<<<<
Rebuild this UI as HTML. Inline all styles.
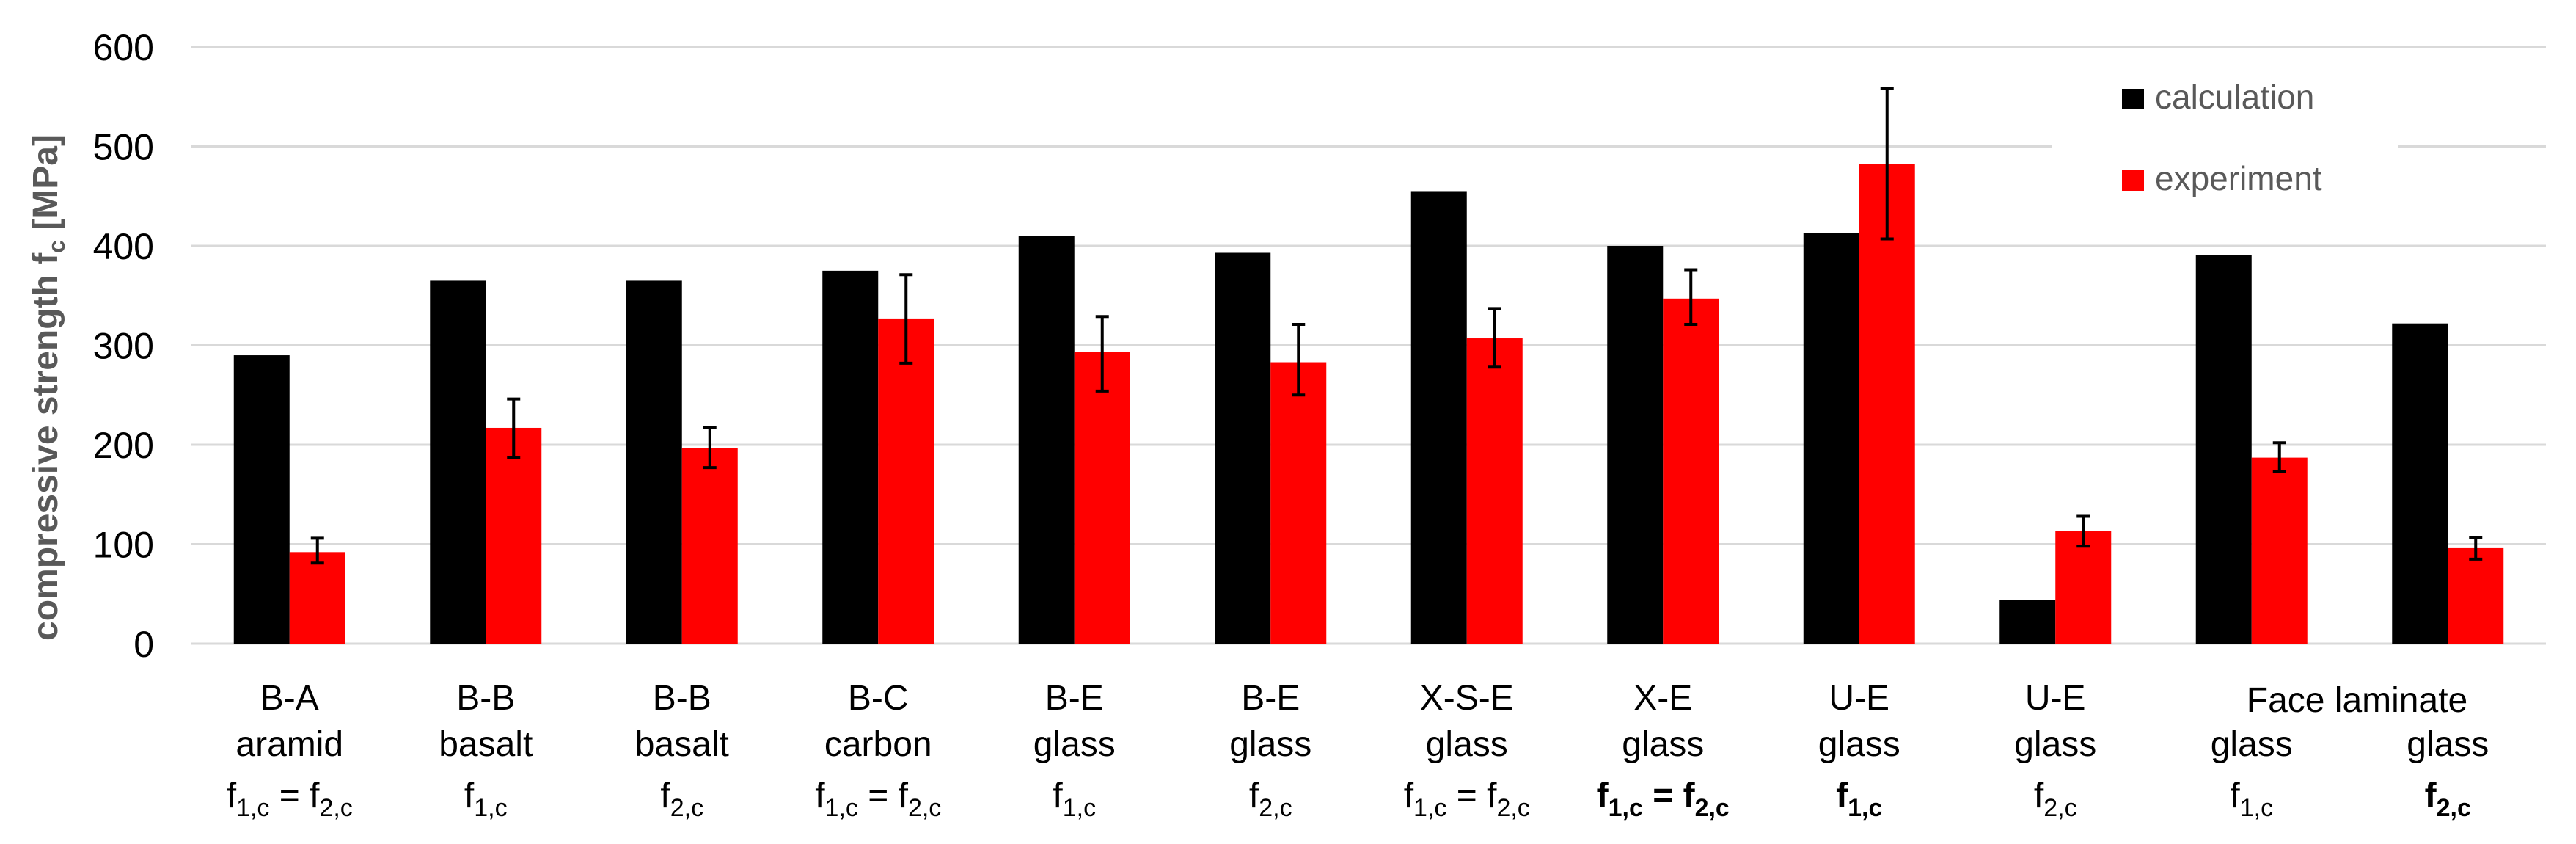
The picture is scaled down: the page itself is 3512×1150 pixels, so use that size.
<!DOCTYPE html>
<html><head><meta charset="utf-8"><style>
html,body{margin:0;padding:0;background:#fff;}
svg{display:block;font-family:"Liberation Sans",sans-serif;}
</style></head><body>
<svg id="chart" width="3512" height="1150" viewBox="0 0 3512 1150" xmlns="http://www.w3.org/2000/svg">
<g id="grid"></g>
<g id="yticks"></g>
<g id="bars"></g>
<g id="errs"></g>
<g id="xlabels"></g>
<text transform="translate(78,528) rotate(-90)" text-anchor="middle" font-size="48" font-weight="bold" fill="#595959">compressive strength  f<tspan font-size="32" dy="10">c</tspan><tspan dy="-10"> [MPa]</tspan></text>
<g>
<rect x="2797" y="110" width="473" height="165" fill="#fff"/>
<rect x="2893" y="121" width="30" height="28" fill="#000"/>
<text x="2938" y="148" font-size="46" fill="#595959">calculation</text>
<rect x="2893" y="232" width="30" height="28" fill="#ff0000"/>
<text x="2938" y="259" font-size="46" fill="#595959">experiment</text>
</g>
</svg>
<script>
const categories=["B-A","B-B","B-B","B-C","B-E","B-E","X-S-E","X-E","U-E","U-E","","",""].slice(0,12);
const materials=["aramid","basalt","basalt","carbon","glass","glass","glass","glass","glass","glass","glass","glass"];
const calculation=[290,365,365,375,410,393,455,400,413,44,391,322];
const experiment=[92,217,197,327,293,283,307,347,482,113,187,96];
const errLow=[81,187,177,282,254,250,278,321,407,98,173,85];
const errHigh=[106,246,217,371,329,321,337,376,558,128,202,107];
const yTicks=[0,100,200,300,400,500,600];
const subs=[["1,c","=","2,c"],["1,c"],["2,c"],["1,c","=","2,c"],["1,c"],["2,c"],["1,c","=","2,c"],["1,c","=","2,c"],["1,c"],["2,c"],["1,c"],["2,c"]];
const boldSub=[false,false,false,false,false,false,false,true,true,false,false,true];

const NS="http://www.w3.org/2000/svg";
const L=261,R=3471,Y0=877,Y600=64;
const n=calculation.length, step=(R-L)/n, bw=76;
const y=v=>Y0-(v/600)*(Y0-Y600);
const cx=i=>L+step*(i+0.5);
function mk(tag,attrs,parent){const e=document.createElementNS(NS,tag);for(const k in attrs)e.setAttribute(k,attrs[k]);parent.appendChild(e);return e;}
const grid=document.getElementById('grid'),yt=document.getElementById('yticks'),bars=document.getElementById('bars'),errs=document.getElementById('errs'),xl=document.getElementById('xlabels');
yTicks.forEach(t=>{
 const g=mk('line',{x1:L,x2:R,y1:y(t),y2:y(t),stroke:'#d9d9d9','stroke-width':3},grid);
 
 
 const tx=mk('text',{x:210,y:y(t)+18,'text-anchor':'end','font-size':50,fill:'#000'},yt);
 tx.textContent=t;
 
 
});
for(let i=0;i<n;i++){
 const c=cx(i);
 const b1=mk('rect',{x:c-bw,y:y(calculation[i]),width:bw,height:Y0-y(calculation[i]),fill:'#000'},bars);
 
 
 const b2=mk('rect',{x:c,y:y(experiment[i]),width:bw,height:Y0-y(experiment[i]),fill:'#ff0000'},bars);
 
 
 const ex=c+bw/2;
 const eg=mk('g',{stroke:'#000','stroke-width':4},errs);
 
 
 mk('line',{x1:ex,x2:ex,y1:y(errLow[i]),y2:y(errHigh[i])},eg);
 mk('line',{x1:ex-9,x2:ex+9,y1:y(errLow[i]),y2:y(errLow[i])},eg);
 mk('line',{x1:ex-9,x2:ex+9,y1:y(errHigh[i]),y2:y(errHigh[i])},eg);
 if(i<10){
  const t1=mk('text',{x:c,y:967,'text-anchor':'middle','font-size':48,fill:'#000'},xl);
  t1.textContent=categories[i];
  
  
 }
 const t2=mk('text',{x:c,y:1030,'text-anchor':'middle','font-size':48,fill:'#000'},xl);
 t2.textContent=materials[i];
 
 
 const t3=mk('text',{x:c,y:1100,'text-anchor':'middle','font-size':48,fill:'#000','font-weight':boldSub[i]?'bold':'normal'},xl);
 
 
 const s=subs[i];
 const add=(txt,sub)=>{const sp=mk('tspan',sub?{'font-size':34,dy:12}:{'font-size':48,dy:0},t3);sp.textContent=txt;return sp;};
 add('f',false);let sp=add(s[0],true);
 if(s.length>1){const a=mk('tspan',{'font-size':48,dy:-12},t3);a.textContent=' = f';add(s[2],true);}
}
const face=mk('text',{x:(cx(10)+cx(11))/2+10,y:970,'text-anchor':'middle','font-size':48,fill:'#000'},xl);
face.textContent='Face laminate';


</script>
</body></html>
>>>>
From the data above, write out everything exactly except the pictures.

Problem solution:
Rebuild this UI as HTML. Inline all styles.
The picture is scaled down: the page itself is 3512×1150 pixels, so use that size.
<!DOCTYPE html>
<html><head><meta charset="utf-8"><style>
html,body{margin:0;padding:0;background:#fff;}
svg{display:block;font-family:"Liberation Sans",sans-serif;}
</style></head><body>
<svg id="chart" width="3512" height="1150" viewBox="0 0 3512 1150" xmlns="http://www.w3.org/2000/svg">
<g id="grid"></g>
<g id="yticks"></g>
<g id="bars"></g>
<g id="errs"></g>
<g id="xlabels"></g>
<text transform="translate(78,528) rotate(-90)" text-anchor="middle" font-size="48" font-weight="bold" fill="#595959">compressive strength  f<tspan font-size="32" dy="10">c</tspan><tspan dy="-10"> [MPa]</tspan></text>
<g>
<rect x="2797" y="110" width="473" height="165" fill="#fff"/>
<rect x="2893" y="121" width="30" height="28" fill="#000"/>
<text x="2938" y="148" font-size="46" fill="#595959">calculation</text>
<rect x="2893" y="232" width="30" height="28" fill="#ff0000"/>
<text x="2938" y="259" font-size="46" fill="#595959">experiment</text>
</g>
</svg>
<script>
const categories=["B-A","B-B","B-B","B-C","B-E","B-E","X-S-E","X-E","U-E","U-E","","",""].slice(0,12);
const materials=["aramid","basalt","basalt","carbon","glass","glass","glass","glass","glass","glass","glass","glass"];
const calculation=[290,365,365,375,410,393,455,400,413,44,391,322];
const experiment=[92,217,197,327,293,283,307,347,482,113,187,96];
const errLow=[81,187,177,282,254,250,278,321,407,98,173,85];
const errHigh=[106,246,217,371,329,321,337,376,558,128,202,107];
const yTicks=[0,100,200,300,400,500,600];
const subs=[["1,c","=","2,c"],["1,c"],["2,c"],["1,c","=","2,c"],["1,c"],["2,c"],["1,c","=","2,c"],["1,c","=","2,c"],["1,c"],["2,c"],["1,c"],["2,c"]];
const boldSub=[false,false,false,false,false,false,false,true,true,false,false,true];

const NS="http://www.w3.org/2000/svg";
const L=261,R=3471,Y0=877,Y600=64;
const n=calculation.length, step=(R-L)/n, bw=76;
const y=v=>Y0-(v/600)*(Y0-Y600);
const cx=i=>L+step*(i+0.5);
function mk(tag,attrs,parent){const e=document.createElementNS(NS,tag);for(const k in attrs)e.setAttribute(k,attrs[k]);parent.appendChild(e);return e;}
const grid=document.getElementById('grid'),yt=document.getElementById('yticks'),bars=document.getElementById('bars'),errs=document.getElementById('errs'),xl=document.getElementById('xlabels');
yTicks.forEach(t=>{
 const g=mk('line',{x1:L,x2:R,y1:y(t),y2:y(t),stroke:'#d9d9d9','stroke-width':3},grid);
 
 
 const tx=mk('text',{x:210,y:y(t)+18,'text-anchor':'end','font-size':50,fill:'#000'},yt);
 tx.textContent=t;
 
 
});
for(let i=0;i<n;i++){
 const c=cx(i);
 const b1=mk('rect',{x:c-bw,y:y(calculation[i]),width:bw,height:Y0-y(calculation[i]),fill:'#000'},bars);
 
 
 const b2=mk('rect',{x:c,y:y(experiment[i]),width:bw,height:Y0-y(experiment[i]),fill:'#ff0000'},bars);
 
 
 const ex=c+bw/2;
 const eg=mk('g',{stroke:'#000','stroke-width':4},errs);
 
 
 mk('line',{x1:ex,x2:ex,y1:y(errLow[i]),y2:y(errHigh[i])},eg);
 mk('line',{x1:ex-9,x2:ex+9,y1:y(errLow[i]),y2:y(errLow[i])},eg);
 mk('line',{x1:ex-9,x2:ex+9,y1:y(errHigh[i]),y2:y(errHigh[i])},eg);
 if(i<10){
  const t1=mk('text',{x:c,y:967,'text-anchor':'middle','font-size':48,fill:'#000'},xl);
  t1.textContent=categories[i];
  
  
 }
 const t2=mk('text',{x:c,y:1030,'text-anchor':'middle','font-size':48,fill:'#000'},xl);
 t2.textContent=materials[i];
 
 
 const t3=mk('text',{x:c,y:1100,'text-anchor':'middle','font-size':48,fill:'#000','font-weight':boldSub[i]?'bold':'normal'},xl);
 
 
 const s=subs[i];
 const add=(txt,sub)=>{const sp=mk('tspan',sub?{'font-size':34,dy:12}:{'font-size':48,dy:0},t3);sp.textContent=txt;return sp;};
 add('f',false);let sp=add(s[0],true);
 if(s.length>1){const a=mk('tspan',{'font-size':48,dy:-12},t3);a.textContent=' = f';add(s[2],true);}
}
const face=mk('text',{x:(cx(10)+cx(11))/2+10,y:970,'text-anchor':'middle','font-size':48,fill:'#000'},xl);
face.textContent='Face laminate';


</script>
</body></html>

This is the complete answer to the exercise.